Can you find the lines of the listing that include "code" and copy every one?

Data rows>
>>>
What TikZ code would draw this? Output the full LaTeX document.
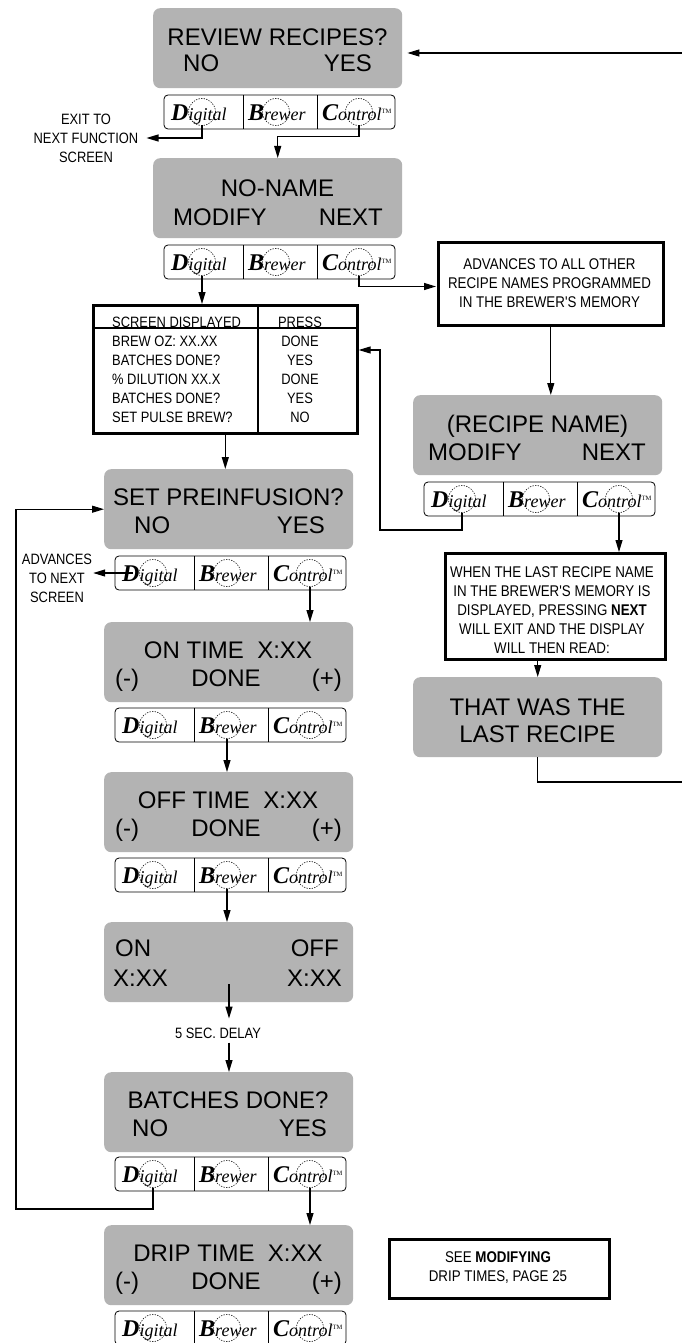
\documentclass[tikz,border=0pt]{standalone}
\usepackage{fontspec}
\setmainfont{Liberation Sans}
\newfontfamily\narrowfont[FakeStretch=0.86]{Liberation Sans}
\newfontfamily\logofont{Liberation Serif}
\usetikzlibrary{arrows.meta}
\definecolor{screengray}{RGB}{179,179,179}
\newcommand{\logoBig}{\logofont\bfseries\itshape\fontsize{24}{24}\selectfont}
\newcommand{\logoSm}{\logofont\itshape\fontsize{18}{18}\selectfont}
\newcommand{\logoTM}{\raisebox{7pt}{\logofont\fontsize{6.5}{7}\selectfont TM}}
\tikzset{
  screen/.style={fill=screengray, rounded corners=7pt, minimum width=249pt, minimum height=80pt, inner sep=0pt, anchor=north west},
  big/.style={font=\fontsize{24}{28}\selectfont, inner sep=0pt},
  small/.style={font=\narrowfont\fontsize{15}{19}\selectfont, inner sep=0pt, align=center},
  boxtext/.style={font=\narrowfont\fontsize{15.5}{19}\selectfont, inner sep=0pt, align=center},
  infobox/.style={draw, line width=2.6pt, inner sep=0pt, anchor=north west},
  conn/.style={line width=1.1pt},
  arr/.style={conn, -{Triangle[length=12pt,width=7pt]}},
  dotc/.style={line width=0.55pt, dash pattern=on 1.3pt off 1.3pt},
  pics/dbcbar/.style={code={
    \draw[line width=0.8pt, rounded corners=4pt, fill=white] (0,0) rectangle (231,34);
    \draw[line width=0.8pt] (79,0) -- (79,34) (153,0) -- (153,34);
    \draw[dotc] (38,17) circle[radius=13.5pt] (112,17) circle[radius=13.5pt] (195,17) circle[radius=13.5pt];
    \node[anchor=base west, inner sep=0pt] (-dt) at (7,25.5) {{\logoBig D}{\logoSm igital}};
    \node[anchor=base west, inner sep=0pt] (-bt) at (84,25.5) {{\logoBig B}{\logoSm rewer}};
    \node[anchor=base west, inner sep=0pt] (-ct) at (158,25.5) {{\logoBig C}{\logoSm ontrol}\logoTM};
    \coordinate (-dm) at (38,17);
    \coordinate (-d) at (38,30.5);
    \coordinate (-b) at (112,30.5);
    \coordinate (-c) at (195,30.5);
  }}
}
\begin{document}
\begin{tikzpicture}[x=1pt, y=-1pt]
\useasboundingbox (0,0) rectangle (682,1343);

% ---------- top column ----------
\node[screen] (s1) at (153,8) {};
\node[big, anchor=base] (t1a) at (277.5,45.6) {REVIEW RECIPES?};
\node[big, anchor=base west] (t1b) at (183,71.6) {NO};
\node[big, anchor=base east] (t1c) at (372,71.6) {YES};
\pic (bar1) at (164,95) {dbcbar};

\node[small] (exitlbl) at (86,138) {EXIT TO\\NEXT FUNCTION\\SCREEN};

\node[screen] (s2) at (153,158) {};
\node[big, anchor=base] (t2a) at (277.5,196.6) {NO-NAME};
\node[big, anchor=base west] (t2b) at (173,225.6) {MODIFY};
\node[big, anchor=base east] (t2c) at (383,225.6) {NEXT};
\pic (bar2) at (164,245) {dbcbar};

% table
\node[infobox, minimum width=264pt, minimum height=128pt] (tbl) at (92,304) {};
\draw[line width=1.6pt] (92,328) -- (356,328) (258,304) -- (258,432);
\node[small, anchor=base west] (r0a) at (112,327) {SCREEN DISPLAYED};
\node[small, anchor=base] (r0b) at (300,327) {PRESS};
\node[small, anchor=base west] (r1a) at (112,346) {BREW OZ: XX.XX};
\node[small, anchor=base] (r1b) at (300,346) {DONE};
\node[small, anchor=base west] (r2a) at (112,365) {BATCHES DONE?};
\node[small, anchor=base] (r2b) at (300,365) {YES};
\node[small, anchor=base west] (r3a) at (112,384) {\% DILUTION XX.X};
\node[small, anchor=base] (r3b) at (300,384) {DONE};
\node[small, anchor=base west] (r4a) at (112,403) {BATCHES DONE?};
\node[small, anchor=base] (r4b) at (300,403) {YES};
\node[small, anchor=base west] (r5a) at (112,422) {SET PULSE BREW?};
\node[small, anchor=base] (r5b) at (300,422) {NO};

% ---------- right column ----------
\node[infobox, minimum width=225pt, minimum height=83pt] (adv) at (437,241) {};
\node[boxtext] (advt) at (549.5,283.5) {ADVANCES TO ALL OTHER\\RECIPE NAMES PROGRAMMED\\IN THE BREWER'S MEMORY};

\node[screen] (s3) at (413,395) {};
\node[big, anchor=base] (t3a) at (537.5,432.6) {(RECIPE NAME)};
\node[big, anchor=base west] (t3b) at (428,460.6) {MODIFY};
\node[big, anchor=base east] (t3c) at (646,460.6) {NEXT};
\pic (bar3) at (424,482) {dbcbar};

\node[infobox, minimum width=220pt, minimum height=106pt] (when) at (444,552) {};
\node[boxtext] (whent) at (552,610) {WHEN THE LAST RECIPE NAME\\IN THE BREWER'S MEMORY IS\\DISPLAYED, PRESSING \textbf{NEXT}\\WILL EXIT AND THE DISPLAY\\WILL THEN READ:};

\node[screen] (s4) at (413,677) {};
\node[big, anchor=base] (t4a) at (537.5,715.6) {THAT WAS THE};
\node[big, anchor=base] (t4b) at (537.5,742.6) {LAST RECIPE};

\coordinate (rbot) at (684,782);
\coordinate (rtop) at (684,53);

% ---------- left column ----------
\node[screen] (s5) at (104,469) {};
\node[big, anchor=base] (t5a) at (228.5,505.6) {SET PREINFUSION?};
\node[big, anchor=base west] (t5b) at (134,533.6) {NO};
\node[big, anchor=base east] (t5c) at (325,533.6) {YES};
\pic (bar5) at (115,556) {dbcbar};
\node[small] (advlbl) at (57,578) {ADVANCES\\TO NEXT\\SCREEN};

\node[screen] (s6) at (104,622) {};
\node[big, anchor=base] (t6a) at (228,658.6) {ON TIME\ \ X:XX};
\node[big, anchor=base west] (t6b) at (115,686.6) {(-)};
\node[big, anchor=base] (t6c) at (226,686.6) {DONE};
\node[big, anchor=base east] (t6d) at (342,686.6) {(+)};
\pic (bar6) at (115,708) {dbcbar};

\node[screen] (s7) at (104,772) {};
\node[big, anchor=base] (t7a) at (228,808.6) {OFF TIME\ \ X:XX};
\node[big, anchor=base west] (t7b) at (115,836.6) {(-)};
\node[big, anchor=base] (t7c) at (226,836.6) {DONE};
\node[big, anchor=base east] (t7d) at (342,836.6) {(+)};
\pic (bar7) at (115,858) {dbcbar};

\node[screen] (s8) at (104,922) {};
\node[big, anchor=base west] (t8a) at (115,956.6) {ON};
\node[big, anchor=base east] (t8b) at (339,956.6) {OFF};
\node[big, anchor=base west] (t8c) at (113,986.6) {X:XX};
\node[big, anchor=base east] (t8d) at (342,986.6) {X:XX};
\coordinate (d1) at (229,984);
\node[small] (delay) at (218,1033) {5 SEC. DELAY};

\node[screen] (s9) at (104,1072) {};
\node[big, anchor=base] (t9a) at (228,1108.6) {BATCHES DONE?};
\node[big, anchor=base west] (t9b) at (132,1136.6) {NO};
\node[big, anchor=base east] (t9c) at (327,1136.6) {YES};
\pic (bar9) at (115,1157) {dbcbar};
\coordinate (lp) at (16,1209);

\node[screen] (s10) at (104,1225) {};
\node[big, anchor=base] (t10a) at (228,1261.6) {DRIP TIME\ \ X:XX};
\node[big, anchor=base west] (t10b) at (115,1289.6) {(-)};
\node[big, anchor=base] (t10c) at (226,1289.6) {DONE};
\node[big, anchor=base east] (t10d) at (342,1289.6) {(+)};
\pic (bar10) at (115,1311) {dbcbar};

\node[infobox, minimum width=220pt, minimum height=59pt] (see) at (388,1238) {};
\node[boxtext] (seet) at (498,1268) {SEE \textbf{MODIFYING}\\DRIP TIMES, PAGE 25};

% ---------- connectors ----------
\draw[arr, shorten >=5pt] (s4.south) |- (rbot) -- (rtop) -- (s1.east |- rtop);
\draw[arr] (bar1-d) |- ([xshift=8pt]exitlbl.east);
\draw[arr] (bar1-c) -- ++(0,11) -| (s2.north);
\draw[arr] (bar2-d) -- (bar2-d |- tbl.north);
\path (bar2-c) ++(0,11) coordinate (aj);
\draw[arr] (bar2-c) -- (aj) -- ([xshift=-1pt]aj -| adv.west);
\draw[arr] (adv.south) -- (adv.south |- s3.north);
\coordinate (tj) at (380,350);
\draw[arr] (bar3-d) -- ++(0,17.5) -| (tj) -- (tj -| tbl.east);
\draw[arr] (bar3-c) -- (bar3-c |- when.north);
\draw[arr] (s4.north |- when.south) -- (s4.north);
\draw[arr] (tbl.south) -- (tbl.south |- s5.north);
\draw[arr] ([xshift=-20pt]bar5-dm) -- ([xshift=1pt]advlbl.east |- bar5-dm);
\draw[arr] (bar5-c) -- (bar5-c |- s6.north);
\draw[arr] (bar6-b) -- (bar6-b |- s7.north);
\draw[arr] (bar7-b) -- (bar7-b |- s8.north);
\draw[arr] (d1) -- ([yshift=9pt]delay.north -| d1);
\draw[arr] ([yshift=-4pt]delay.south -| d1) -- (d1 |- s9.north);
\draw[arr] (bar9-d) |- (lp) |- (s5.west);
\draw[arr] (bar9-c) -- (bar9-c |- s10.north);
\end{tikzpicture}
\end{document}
<<<
>>>
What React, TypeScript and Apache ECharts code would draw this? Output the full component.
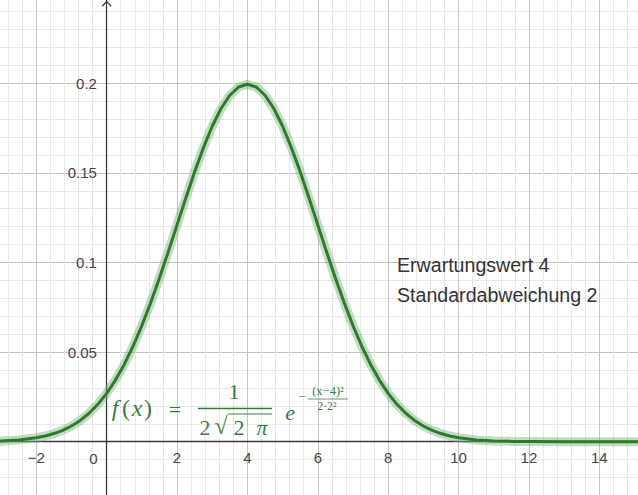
<<<
>>>
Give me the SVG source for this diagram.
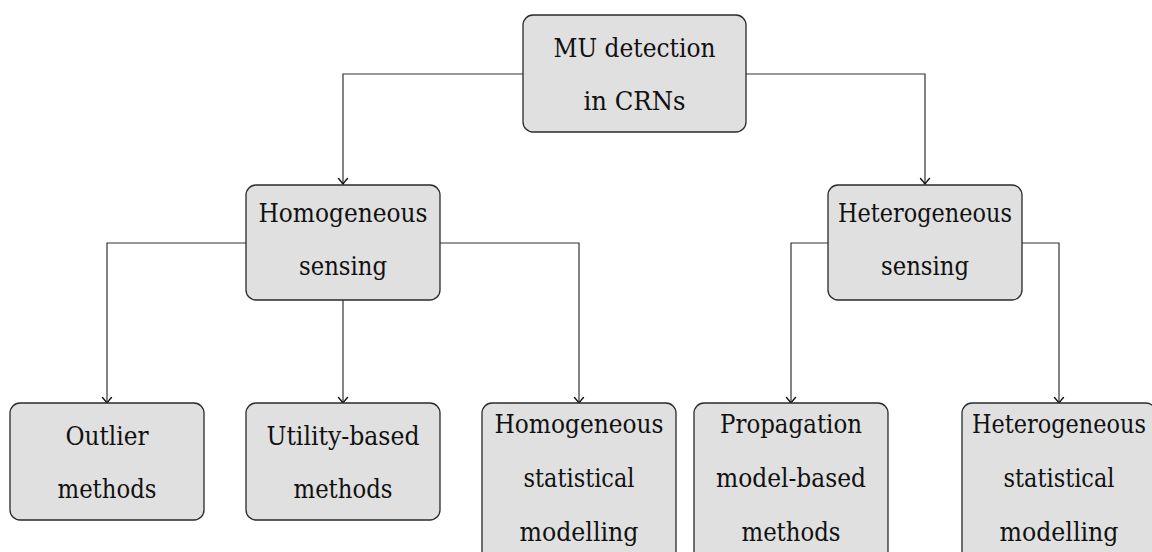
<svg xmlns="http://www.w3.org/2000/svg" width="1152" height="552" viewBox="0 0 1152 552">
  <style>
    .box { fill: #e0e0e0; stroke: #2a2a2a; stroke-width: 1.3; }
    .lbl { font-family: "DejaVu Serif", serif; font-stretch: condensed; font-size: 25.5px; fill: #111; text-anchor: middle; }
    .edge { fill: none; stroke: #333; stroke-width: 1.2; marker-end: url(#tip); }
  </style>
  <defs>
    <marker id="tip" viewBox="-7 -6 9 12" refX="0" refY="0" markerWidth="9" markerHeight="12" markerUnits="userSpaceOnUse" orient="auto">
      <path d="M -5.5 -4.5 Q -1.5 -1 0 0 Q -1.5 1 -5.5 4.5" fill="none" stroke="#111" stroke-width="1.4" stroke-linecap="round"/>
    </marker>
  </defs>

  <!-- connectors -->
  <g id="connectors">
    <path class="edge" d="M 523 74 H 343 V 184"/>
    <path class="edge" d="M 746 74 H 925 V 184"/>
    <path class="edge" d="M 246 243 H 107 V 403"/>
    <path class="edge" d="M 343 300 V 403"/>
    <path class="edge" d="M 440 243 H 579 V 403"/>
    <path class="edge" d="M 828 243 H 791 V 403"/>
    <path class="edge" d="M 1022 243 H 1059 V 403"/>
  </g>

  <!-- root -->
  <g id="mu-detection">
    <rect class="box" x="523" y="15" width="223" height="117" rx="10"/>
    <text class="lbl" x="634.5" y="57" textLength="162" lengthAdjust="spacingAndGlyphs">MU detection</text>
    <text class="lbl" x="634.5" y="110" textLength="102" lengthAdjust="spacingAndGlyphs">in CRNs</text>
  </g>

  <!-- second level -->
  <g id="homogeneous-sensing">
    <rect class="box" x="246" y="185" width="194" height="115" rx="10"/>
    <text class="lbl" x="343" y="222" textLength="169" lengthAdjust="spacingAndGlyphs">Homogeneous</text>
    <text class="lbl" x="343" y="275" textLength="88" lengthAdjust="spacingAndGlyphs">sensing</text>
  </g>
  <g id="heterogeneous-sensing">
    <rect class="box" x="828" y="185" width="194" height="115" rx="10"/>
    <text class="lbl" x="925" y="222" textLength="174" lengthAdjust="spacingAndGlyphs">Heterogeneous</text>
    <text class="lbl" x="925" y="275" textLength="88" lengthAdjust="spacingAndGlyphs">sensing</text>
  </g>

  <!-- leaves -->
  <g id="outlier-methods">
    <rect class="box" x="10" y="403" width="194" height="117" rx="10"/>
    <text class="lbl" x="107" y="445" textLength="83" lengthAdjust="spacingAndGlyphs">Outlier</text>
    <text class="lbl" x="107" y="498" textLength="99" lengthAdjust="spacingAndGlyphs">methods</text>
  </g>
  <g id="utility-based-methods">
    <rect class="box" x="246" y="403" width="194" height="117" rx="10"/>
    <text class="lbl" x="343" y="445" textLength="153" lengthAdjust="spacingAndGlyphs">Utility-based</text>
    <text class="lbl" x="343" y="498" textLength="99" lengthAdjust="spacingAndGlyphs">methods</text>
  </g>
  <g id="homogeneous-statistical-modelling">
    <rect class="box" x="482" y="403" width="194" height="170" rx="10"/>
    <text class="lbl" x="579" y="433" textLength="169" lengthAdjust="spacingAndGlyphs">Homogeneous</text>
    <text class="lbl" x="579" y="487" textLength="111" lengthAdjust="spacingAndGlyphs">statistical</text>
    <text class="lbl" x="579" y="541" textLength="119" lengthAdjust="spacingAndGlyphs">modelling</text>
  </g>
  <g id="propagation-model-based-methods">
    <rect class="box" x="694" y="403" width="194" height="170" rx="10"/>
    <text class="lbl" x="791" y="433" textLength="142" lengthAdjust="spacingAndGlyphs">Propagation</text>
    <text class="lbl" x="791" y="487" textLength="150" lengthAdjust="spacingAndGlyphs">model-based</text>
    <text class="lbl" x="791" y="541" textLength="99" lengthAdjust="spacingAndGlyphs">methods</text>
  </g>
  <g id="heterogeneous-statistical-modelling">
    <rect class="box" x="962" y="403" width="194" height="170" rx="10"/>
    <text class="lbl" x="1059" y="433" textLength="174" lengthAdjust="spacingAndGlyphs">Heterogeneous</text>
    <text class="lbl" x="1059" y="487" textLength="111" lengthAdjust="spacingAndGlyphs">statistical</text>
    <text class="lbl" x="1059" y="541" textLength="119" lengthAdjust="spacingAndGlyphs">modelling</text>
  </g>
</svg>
<<<
Written response>
What TikZ code would draw this? Output the full LaTeX document.
  pics/dbcbar/.style={code={
What React, TypeScript and Apache ECharts code would draw this? Output the full component.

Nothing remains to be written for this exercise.